Walter Segal self build extension project
Adding extra space to this family home was a matter of staying true to the principles of its architect
This Walter Segal self-build house has a new addition that provides extra space for the family who own it – Taran and Celine Wilkhu, who have two children. Their home was built in the 1970s as part of a self-build community in Lewisham, London.
A scheme based on a system designed by the late architect Walter Segal. The couple’s extension plans included a home office, a den for the children, and to create space for a bigger kitchen.

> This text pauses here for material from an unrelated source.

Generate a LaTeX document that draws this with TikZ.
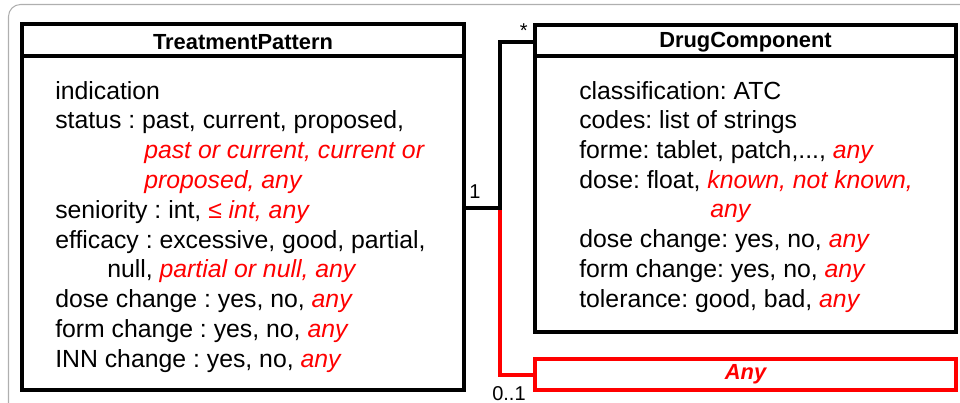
\documentclass[tikz,border=0pt]{standalone}
\usepackage{fontspec}
\setmainfont{Liberation Sans}
\frenchspacing
\definecolor{framegray}{RGB}{175,175,175}
\definecolor{hotred}{RGB}{255,0,0}
\begin{document}
\begin{tikzpicture}[x=0.75pt,y=-0.75pt,
  umlbox/.style={draw=black,line width=3pt,outer sep=0pt,inner sep=0pt,anchor=north west},
  anybox/.style={draw=hotred,line width=3pt,outer sep=0pt,inner sep=0pt,anchor=north west},
  attr/.style={anchor=base west,inner sep=0pt,font=\fontsize{18.6}{22}\selectfont},
  title/.style={inner sep=0pt,font=\fontsize{16.4}{20}\selectfont\bfseries},
  mult/.style={inner sep=0pt,anchor=base west,font=\fontsize{15}{18}\selectfont},
  link/.style={line width=3pt}]
\useasboundingbox (0,0) rectangle (960,403);
% outer panel frame
\draw[framegray,line width=0.8pt,rounded corners=9pt] (8.5,4.5) rectangle (1010,460);

% class boxes
\node[umlbox,minimum width=442.5*0.75pt,minimum height=365.5*0.75pt] (tp) at (21.5,24.5) {};
\node[umlbox,minimum width=421*0.75pt,minimum height=307*0.75pt] (dc) at (535,25) {};
\node[anybox,minimum width=421*0.75pt,minimum height=31*0.75pt] (any) at (535,359) {};
\draw[line width=3pt] (tp.west |- 0,56) -- (tp.east |- 0,56);
\draw[line width=3pt] (dc.west |- 0,56) -- (dc.east |- 0,56);

% titles
\node[title] (tpname) at (243,42) {TreatmentPattern};
\node[title] (dcname) at (745.5,42) {DrugComponent};
\node[title,text=hotred,font=\fontsize{16.4}{20}\selectfont\bfseries\itshape] (anyname) at (any.center) {Any};

% TreatmentPattern attributes
\node[attr] (a1) at (55,99) {indication};
\node[attr] (a2) at (55,128.5) {status : past, current, proposed,};
\node[attr,text=hotred] (a3) at (144,158) {\itshape past or current, current or};
\node[attr,text=hotred] (a4) at (144,188) {\itshape proposed, any};
\node[attr] (a5) at (55,218) {seniority : int, \textcolor{hotred}{\itshape ≤ int, any}};
\node[attr] (a6) at (55,248) {efficacy : excessive, good, partial,};
\node[attr] (a7) at (107,277.5) {null, \textcolor{hotred}{\itshape partial or null, any}};
\node[attr] (a8) at (55,307) {dose change : yes, no, \textcolor{hotred}{\itshape any}};
\node[attr] (a9) at (55,337) {form change : yes, no, \textcolor{hotred}{\itshape any}};
\node[attr] (a10) at (55,367) {INN change : yes, no, \textcolor{hotred}{\itshape any}};

% DrugComponent attributes
\node[attr] (b1) at (579,99) {classification: ATC};
\node[attr] (b2) at (579,128.5) {codes: list of strings};
\node[attr] (b3) at (579,158) {forme: tablet, patch,..., \textcolor{hotred}{\itshape any}};
\node[attr] (b4) at (579,188) {dose: float, \textcolor{hotred}{\itshape known, not known,}};
\node[attr,text=hotred] (b5) at (710,217.5) {\itshape any};
\node[attr] (b6) at (579,247) {dose change: yes, no, \textcolor{hotred}{\itshape any}};
\node[attr] (b7) at (579,277) {form change: yes, no, \textcolor{hotred}{\itshape any}};
\node[attr] (b8) at (579,307) {tolerance: good, bad, \textcolor{hotred}{\itshape any}};

% association connectors
\coordinate (j) at (500,207.5);
\coordinate (k) at (500,42);
\draw[link,hotred] (j) |- (any.west);
\draw[link] (tp.east |- j) -- (j) -- (k) -- (k -| dc.west);

% multiplicities
\node[mult] (m1) at (469,198) {1};
\node[mult] (m2) at (519.5,38) {*};
\node[mult] (m3) at (492,400) {0..1};
\end{tikzpicture}
\end{document}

The exterior design conjures the idea of a negative imprint of the original building. Black metal sheets form rain screen cladding. And bright blue windows contrast with this midnight hue. This is the reverse of the main house. The green roof planting includes wildflowers to marry the building into its leafy surroundings.
The Walter Segal influence
The couple bought their home several years ago after researching the development. Taran and Celine were drawn to Segal’s approach, and Taran has subsequently contributed to a book about the Walter Segal homes.

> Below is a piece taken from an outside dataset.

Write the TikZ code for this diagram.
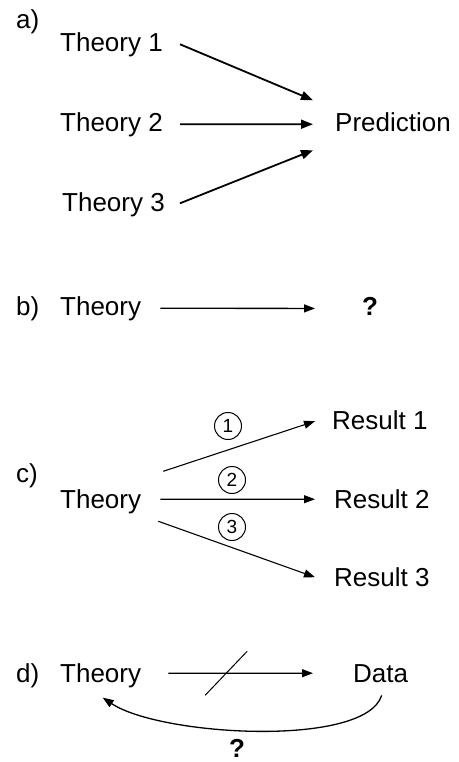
\documentclass[tikz,border=0pt]{standalone}
\usepackage{fontspec}
\setmainfont{Liberation Sans}
\usetikzlibrary{arrows.meta,calc}
\begin{document}
\begin{tikzpicture}[x=1pt,y=-1pt,
  txt/.style={inner sep=0pt,anchor=base west,font=\fontsize{26}{30}\selectfont},
  arrA/.style={line width=1.8pt,-{Triangle[length=12pt,width=9pt]}},
  arrB/.style={line width=1.3pt,-{Triangle[length=11pt,width=8pt]}},
  num/.style={circle,draw,line width=1pt,minimum size=27pt,inner sep=0pt,font=\fontsize{19}{21}\selectfont}]
\useasboundingbox (0,0) rectangle (458,762);
% a)
\node[txt] (la) at (16,29) {a)};
\node[txt] (t1) at (60,52) {Theory 1};
\node[txt] (t2) at (60,132) {Theory 2};
\node[txt] (t3) at (62,211) {Theory 3};
\node[txt] (pred) at (335,132) {Prediction};
\draw[arrA] ($(t1.east)+(17,-1)$) -- ($(pred.west)+(-22,-22.5)$);
\draw[arrA] ($(t2.east)+(17,-1)$) -- ($(pred.west)+(-22,1.5)$);
\draw[arrA] ($(t3.east)+(15,-1)$) -- ($(pred.west)+(-22,27.5)$);
% b)
\node[txt] (lb) at (16,315) {b)};
\node[txt] (tb) at (60,315) {Theory};
\node[txt] (qb) at (362,315) {\textbf{?}};
\draw[arrB] ($(tb.east)+(19,0)$) -- ($(qb.west)+(-47,2.5)$);
% c)
\node[txt] (lc) at (16,482) {c)};
\node[txt] (tc) at (60,508) {Theory};
\node[txt] (r1) at (332,429) {Result 1};
\node[txt] (r2) at (334,508) {Result 2};
\node[txt] (r3) at (334,586) {Result 3};
\draw[arrB,line width=1.1pt] ($(tc.east)+(22,-30)$) -- ($(r1.west)+(-17,1.5)$);
\draw[arrB,line width=1.1pt] ($(tc.east)+(19,-2)$) -- ($(r2.west)+(-19,0.5)$);
\draw[arrB,line width=1.1pt] ($(tc.east)+(17,20)$) -- ($(r3.west)+(-19,0.5)$);
\node[num] (n1) at (228,426) {1};
\node[num] (n2) at (232,480) {2};
\node[num] (n3) at (232,527) {3};
% d)
\node[txt] (ld) at (16,682) {d)};
\node[txt] (td) at (60,682) {Theory};
\node[txt] (data) at (353,682) {Data};
\draw[arrB] ($(td.east)+(27,-2)$) -- coordinate[pos=0.4] (mid) ($(data.west)+(-40,0)$);
\draw[line width=1pt] ($(mid)+(-21,22)$) -- ($(mid)+(21,-22)$);
\draw[arrB] ($(data.south)+(1,13)$) .. controls (365,748) and (160,736) .. ($(td.south)+(2,10)$);
\node[txt,anchor=base] (qd) at (237,757) {\textbf{?}};
\end{tikzpicture}
\end{document}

Do Segal’s methods have relevance to self builders today? ‘They are very valuable,’ says Lizzie Fraher, design director of Fraher & Findlay, the practice behind the renovation. ‘They should be seen as a guiding force for all self builders.’ The couple were keen to embrace the Segal way. It involves a simplification of design and construction and using readily available materials.
By designing to a grid, as Segal did, it was easier to reshuffle the spaces, such as when relocating the front entrance. So, using affordable, off-the-shelf materials, Taran and Celine were able to project manage the build and reduce the need for specialist trades. Segal’s ideas still work to make constructing a home more accessible.
Bridging the gap
As part of the renovation, a narrow extension, at some points just 1.2m wide, acts to enhance the quality of the living spaces. And, because the plot is on a gradient, the garden is at a lower level than the house. So, the extension bridges this difference and offers easier access to the garden.
‘It is a slim extension that runs the depth of the building and provides an important tool to link the levels of the garden and the house,’ Lizzie explains. ‘It tucks extra space such as a den under the body of the house.’